— Start of Data lines —

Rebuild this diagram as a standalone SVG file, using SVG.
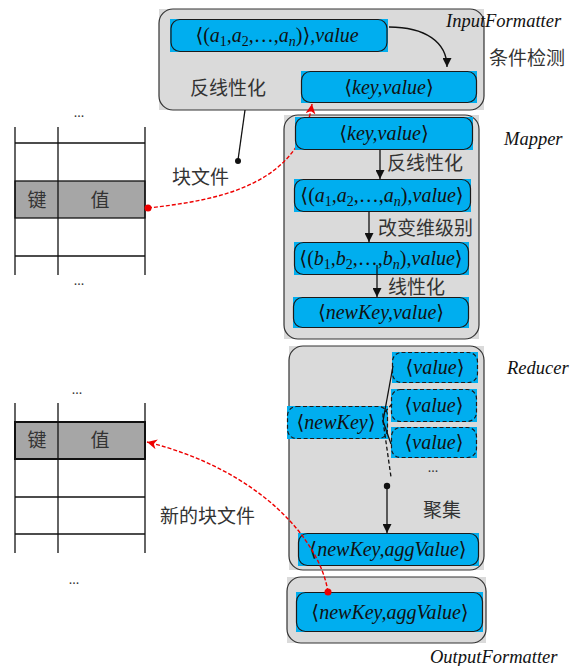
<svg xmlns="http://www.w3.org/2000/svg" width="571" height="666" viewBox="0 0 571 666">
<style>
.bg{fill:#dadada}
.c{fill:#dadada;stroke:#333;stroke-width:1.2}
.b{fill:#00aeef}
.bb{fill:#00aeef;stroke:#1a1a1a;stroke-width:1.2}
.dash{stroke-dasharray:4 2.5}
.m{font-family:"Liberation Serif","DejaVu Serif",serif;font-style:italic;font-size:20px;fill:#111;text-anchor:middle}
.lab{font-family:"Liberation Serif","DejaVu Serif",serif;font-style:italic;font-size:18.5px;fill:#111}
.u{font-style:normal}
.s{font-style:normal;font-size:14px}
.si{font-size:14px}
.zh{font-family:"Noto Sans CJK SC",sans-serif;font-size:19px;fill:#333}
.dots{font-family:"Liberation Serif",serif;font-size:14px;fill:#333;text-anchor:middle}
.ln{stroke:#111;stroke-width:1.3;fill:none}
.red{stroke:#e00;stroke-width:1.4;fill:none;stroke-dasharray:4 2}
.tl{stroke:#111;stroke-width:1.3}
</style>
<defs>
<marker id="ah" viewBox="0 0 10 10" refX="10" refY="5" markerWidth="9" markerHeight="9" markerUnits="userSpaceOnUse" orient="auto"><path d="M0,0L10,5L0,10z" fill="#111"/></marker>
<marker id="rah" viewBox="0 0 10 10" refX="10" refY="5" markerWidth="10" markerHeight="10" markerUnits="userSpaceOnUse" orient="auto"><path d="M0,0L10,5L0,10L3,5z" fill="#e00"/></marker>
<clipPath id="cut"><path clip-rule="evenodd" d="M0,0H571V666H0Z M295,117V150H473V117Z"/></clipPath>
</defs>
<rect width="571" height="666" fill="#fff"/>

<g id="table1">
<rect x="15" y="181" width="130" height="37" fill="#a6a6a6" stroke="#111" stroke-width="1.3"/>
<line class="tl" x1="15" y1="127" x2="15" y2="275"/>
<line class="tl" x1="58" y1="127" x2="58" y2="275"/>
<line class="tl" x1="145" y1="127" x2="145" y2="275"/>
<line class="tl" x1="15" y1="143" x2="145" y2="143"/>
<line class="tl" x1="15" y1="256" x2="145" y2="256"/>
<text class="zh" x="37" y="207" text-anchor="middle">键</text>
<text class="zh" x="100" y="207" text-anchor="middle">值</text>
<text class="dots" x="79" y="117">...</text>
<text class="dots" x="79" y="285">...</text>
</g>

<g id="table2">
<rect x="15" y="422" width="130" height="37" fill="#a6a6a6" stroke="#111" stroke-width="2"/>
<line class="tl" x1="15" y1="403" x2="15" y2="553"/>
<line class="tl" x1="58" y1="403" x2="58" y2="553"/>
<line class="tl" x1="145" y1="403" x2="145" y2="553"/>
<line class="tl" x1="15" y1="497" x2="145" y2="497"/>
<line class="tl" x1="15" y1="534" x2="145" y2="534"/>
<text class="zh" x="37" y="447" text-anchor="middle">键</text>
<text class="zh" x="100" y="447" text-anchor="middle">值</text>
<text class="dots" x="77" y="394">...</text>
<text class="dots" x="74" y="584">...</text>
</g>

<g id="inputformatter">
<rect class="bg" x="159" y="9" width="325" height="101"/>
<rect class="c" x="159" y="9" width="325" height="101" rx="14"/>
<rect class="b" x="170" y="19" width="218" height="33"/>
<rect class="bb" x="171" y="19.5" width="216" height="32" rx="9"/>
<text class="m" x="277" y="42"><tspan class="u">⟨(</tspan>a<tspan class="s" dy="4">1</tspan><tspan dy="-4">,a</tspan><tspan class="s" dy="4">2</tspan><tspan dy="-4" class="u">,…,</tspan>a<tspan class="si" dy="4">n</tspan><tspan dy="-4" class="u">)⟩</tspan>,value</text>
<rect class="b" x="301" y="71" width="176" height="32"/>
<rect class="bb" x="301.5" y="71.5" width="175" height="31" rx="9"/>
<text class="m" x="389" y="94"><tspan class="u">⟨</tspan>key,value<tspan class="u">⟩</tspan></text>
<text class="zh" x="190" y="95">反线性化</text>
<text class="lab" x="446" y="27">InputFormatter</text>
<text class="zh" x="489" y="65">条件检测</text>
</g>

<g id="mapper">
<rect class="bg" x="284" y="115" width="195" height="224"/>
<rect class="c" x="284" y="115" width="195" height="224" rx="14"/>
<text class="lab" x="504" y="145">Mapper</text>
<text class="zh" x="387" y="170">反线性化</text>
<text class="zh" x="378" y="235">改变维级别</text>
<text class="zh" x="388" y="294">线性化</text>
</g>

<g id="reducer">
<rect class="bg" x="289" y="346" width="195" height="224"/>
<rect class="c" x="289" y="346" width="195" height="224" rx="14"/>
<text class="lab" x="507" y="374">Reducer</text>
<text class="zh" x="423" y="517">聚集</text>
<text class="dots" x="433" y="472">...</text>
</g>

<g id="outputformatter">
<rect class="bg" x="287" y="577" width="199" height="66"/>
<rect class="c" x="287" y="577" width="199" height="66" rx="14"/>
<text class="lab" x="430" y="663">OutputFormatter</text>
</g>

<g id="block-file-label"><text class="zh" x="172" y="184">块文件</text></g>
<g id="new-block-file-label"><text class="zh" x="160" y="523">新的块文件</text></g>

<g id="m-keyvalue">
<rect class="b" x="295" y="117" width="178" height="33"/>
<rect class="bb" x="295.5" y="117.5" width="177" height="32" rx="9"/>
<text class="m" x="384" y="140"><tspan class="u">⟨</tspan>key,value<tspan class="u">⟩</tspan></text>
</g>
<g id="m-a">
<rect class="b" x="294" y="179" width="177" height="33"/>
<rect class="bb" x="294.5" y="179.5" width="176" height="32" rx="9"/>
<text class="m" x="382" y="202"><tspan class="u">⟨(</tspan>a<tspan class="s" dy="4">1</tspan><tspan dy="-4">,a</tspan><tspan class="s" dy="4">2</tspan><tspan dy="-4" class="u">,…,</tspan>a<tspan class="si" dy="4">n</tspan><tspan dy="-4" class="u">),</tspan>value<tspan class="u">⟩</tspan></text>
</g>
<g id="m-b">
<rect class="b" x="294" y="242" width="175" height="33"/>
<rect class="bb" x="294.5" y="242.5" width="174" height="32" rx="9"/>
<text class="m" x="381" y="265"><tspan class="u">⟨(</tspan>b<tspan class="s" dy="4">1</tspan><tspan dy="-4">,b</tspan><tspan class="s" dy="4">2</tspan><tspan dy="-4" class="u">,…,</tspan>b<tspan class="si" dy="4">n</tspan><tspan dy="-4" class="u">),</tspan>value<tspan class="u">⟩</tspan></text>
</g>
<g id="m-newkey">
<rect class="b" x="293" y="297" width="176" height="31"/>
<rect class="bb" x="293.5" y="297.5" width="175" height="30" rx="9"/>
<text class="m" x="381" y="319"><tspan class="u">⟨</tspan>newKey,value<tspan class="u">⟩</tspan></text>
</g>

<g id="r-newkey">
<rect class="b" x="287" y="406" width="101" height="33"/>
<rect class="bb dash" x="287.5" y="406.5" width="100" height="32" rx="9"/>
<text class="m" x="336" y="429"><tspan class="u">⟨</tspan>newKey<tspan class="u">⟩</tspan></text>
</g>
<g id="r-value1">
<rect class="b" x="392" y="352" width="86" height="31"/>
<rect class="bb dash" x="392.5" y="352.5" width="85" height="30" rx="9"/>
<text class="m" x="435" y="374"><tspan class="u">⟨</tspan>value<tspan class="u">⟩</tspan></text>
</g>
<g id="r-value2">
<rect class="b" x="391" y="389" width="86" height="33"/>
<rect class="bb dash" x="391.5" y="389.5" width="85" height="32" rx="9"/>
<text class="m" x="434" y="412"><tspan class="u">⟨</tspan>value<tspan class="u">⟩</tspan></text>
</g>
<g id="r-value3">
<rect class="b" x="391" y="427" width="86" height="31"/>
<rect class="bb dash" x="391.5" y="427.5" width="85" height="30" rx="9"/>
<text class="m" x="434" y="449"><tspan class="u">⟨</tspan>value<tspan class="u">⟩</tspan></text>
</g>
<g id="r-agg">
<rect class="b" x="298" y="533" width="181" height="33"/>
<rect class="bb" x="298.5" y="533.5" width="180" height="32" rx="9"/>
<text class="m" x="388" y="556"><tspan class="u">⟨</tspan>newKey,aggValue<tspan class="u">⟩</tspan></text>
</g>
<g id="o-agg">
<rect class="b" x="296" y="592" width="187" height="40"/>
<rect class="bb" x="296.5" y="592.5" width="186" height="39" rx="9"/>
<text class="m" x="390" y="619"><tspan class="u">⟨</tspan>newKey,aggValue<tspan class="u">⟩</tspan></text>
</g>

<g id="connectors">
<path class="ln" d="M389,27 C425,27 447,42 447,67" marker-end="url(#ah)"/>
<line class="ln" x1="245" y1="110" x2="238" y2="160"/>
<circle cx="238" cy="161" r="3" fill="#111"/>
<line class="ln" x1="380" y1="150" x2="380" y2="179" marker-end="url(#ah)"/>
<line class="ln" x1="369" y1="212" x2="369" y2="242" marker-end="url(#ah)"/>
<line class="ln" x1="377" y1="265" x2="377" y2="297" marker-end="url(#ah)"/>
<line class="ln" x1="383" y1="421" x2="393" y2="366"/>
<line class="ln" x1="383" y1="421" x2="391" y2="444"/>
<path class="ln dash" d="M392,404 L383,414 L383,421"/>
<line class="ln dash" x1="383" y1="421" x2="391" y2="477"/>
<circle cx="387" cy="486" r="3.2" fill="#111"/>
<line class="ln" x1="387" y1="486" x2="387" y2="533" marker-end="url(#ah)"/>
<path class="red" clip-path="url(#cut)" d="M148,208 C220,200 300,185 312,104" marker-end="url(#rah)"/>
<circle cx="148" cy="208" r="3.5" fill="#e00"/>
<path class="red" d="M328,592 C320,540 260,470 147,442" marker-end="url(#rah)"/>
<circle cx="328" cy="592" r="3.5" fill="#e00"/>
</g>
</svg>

— End of Data lines —

Only a number is needed: how many lines of the material above contain "file"?

3